Professor of engineering

August Otto Föppl (25 January 1854 – 12 August 1924) was a professor of Technical Mechanics and Graphical Statics at the Technical University of Munich, Germany. He is credited with introducing the Föppl–Klammer theory and the Föppl–von Kármán equations (large deflection of elastic plates).

==Life==
Föppl was born in Groß-Unstadt, Hesse where his father Carl August Föppl was a physician. He went to study engineering at Darmstadt Polytechnic in 1869 and then moved to Stuttgart where he studied under Otto Mohr. He then went to Karlsruhe. He then taught engineering at Holzminden from 1877 to 1892 while also studying physics at Leipzig University.
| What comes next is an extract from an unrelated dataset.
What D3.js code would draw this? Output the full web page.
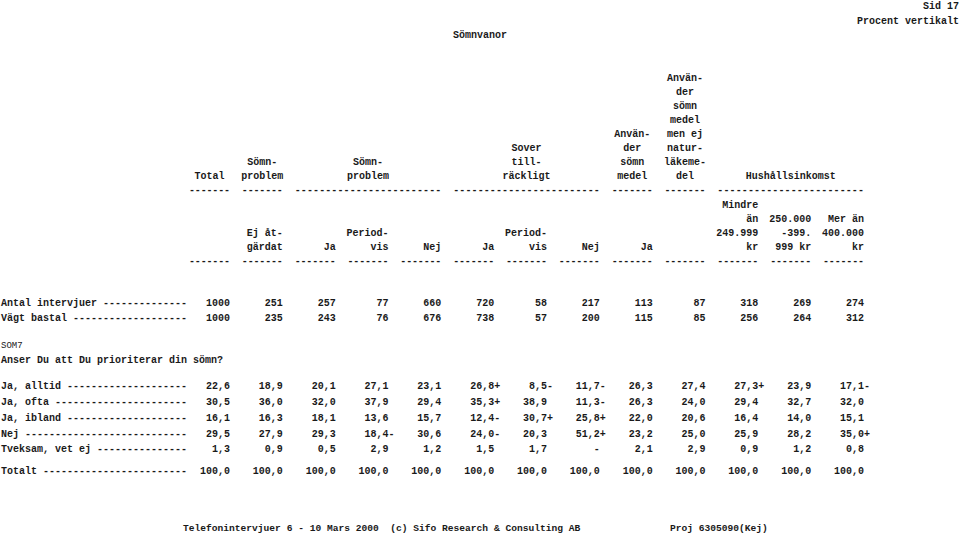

His doctoral advisor was Gustav Heinrich Wiedemann and his thesis was on the strength of timber frames and arches. one of Föppl's first doctoral students was Ludwig Prandtl, his future son-in-law. He married Emilie Schenck (1856–1924) and they had two sons and three daughters. His daughter Gertrud married Prandtl. Son Ludwig Föppl became a mechanical engineer and Professor of Technical Mechanics at the Technical University of Munich. Otto Föppl became an engineer and Professor of Applied Mechanics at the Technical University of Braunschweig for 30 years.

==Career==
In 1894, Föppl wrote a widely read introductory book on Maxwell's theory of electricity, titled Einführung in die Maxwellsche Theorie der Elektrizität. This 1894 book pioneered the use of Maxwell's theory in Germany and made Föppl famous as a scientist. Gerald Holton argues, that some arguments of Föppl concerning electromagnetic induction, had some influence on Albert Einstein's first paper on special relativity.